Repeat the listing that follows, character for character, minus the pictures.

--- Begin Data provided ---

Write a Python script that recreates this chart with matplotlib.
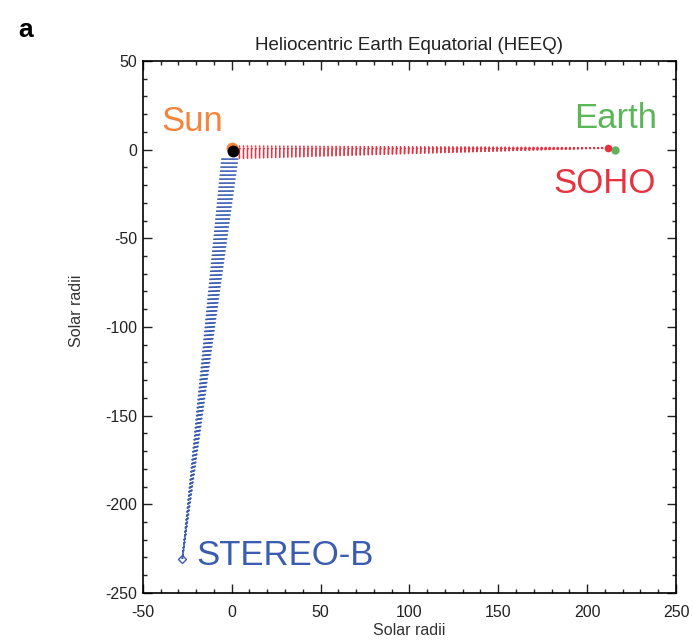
import matplotlib
matplotlib.use('Agg')
import matplotlib.pyplot as plt
from matplotlib.ticker import MultipleLocator

plt.rcParams['font.family'] = ['Liberation Sans', 'DejaVu Sans']
plt.rcParams['axes.unicode_minus'] = False

# positions in solar radii (HEEQ x, y)
sun = [0.0, 0.0]
earth = [215.4, 0.0]
soho = [211.7, 1.0]
stereo_b = [-27.7, -230.6]

# near-Sun ends of the lines of sight
soho_fan_x = 4.0
soho_fan_y = [-5.0, -4.5, -4.0, -3.5, -3.0, -2.5, -2.0, -1.5, -1.0, -0.5, 0.0, 0.5, 1.0, 1.5, 2.0]
stb_fan_y = -5.0
stb_fan_x = [-5.5, -5.0, -4.5, -4.0, -3.5, -3.0, -2.5, -2.0, -1.5, -1.0, -0.5, 0.0, 0.5, 1.0, 1.5, 2.0, 2.5, 3.0, 3.5]

# labels: text, x, y
labels = [('Sun', -21.9, 10.4), ('Earth', 216.3, 12.0), ('SOHO', 210.0, -24.6)]
stb_label = ('STEREO-B', -19.6, -234.4)

c_sun = '#f5843c'
c_earth = '#5db55a'
c_soho = '#e63241'
c_stb = '#3b5caf'

fig = plt.figure(figsize=(6.93, 6.41), dpi=100)
ax = fig.add_axes([0.206, 0.075, 0.7695, 0.830])

dots = (0, (1.0, 1.9))
for y in soho_fan_y:
    ax.plot([soho_fan_x, soho[0]], [y, soho[1]], color=c_soho, lw=1.0, linestyle=dots)
for x in stb_fan_x:
    ax.plot([x, stereo_b[0]], [stb_fan_y, stereo_b[1]], color=c_stb, lw=1.0, linestyle=dots)

ax.plot(sun[0], sun[1] + 1.0, 'o', color=c_sun, ms=7.5)
ax.plot(sun[0] + 0.5, sun[1] - 1.0, 'o', color='black', ms=7.5)
ax.plot(earth[0], earth[1], 'o', color=c_earth, ms=5)
ax.plot(soho[0], soho[1], 'o', color=c_soho, ms=4.5)
ax.plot(stereo_b[0], stereo_b[1], 'D', mfc='none', mec=c_stb, ms=4.5, mew=1.0)

colors = [c_sun, c_earth, c_soho]
for (t, x, y), c in zip(labels, colors):
    ax.text(x, y, t, color=c, fontsize=25, ha='center', va='baseline')
ax.text(stb_label[1], stb_label[2], stb_label[0], color=c_stb, fontsize=25, ha='left', va='baseline')

ax.set_xlim(-50, 250)
ax.set_ylim(-250, 50)
ax.xaxis.set_major_locator(MultipleLocator(50))
ax.xaxis.set_minor_locator(MultipleLocator(10))
ax.yaxis.set_major_locator(MultipleLocator(50))
ax.yaxis.set_minor_locator(MultipleLocator(10))
ax.tick_params(which='both', direction='in', top=True, right=True, labelsize=11.5,
               colors='#222222', width=1.0)
ax.tick_params(which='major', length=6.5)
ax.tick_params(which='minor', length=3)
ax.tick_params(axis='x', pad=9)
ax.tick_params(axis='y', pad=4)
for s in ax.spines.values():
    s.set_linewidth(1.2)

ax.set_xlabel('Solar radii', fontsize=11.5, color='#333333', labelpad=2)
ax.set_ylabel('Solar radii', fontsize=11.5, color='#333333')
ax.yaxis.set_label_coords(-0.11, 0.53)
ax.set_title('Heliocentric Earth Equatorial (HEEQ)', fontsize=13.5, color='#222222', pad=8)
fig.text(0.026, 0.972, 'a', fontsize=19, fontweight='bold', va='top', ha='left')

fig.savefig('out.png', dpi=100)
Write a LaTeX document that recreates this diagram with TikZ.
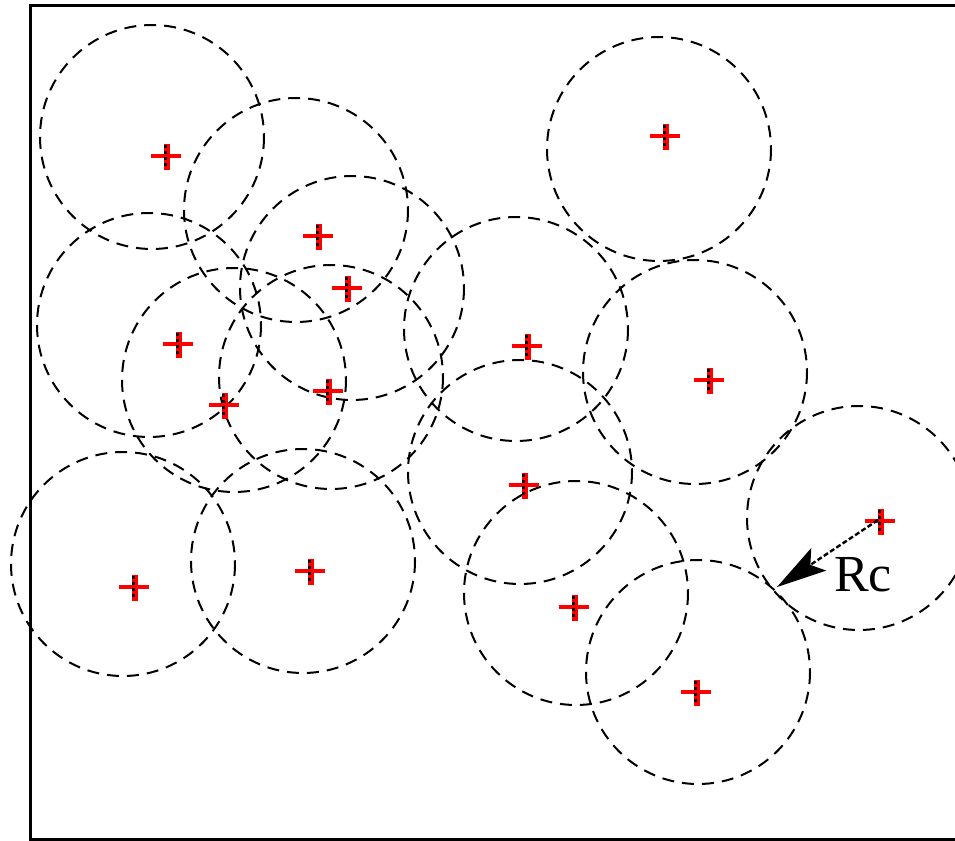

--- End Data provided ---

• **Exercise output**:
Write a Python script that recreates this chart with matplotlib.
import matplotlib
matplotlib.use('Agg')
import matplotlib.pyplot as plt
from matplotlib.ticker import MultipleLocator

plt.rcParams['font.family'] = ['Liberation Sans', 'DejaVu Sans']
plt.rcParams['axes.unicode_minus'] = False

# positions in solar radii (HEEQ x, y)
sun = [0.0, 0.0]
earth = [215.4, 0.0]
soho = [211.7, 1.0]
stereo_b = [-27.7, -230.6]

# near-Sun ends of the lines of sight
soho_fan_x = 4.0
soho_fan_y = [-5.0, -4.5, -4.0, -3.5, -3.0, -2.5, -2.0, -1.5, -1.0, -0.5, 0.0, 0.5, 1.0, 1.5, 2.0]
stb_fan_y = -5.0
stb_fan_x = [-5.5, -5.0, -4.5, -4.0, -3.5, -3.0, -2.5, -2.0, -1.5, -1.0, -0.5, 0.0, 0.5, 1.0, 1.5, 2.0, 2.5, 3.0, 3.5]

# labels: text, x, y
labels = [('Sun', -21.9, 10.4), ('Earth', 216.3, 12.0), ('SOHO', 210.0, -24.6)]
stb_label = ('STEREO-B', -19.6, -234.4)

c_sun = '#f5843c'
c_earth = '#5db55a'
c_soho = '#e63241'
c_stb = '#3b5caf'

fig = plt.figure(figsize=(6.93, 6.41), dpi=100)
ax = fig.add_axes([0.206, 0.075, 0.7695, 0.830])

dots = (0, (1.0, 1.9))
for y in soho_fan_y:
    ax.plot([soho_fan_x, soho[0]], [y, soho[1]], color=c_soho, lw=1.0, linestyle=dots)
for x in stb_fan_x:
    ax.plot([x, stereo_b[0]], [stb_fan_y, stereo_b[1]], color=c_stb, lw=1.0, linestyle=dots)

ax.plot(sun[0], sun[1] + 1.0, 'o', color=c_sun, ms=7.5)
ax.plot(sun[0] + 0.5, sun[1] - 1.0, 'o', color='black', ms=7.5)
ax.plot(earth[0], earth[1], 'o', color=c_earth, ms=5)
ax.plot(soho[0], soho[1], 'o', color=c_soho, ms=4.5)
ax.plot(stereo_b[0], stereo_b[1], 'D', mfc='none', mec=c_stb, ms=4.5, mew=1.0)

colors = [c_sun, c_earth, c_soho]
for (t, x, y), c in zip(labels, colors):
    ax.text(x, y, t, color=c, fontsize=25, ha='center', va='baseline')
ax.text(stb_label[1], stb_label[2], stb_label[0], color=c_stb, fontsize=25, ha='left', va='baseline')

ax.set_xlim(-50, 250)
ax.set_ylim(-250, 50)
ax.xaxis.set_major_locator(MultipleLocator(50))
ax.xaxis.set_minor_locator(MultipleLocator(10))
ax.yaxis.set_major_locator(MultipleLocator(50))
ax.yaxis.set_minor_locator(MultipleLocator(10))
ax.tick_params(which='both', direction='in', top=True, right=True, labelsize=11.5,
               colors='#222222', width=1.0)
ax.tick_params(which='major', length=6.5)
ax.tick_params(which='minor', length=3)
ax.tick_params(axis='x', pad=9)
ax.tick_params(axis='y', pad=4)
for s in ax.spines.values():
    s.set_linewidth(1.2)

ax.set_xlabel('Solar radii', fontsize=11.5, color='#333333', labelpad=2)
ax.set_ylabel('Solar radii', fontsize=11.5, color='#333333')
ax.yaxis.set_label_coords(-0.11, 0.53)
ax.set_title('Heliocentric Earth Equatorial (HEEQ)', fontsize=13.5, color='#222222', pad=8)
fig.text(0.026, 0.972, 'a', fontsize=19, fontweight='bold', va='top', ha='left')

fig.savefig('out.png', dpi=100)
Write a LaTeX document that recreates this diagram with TikZ.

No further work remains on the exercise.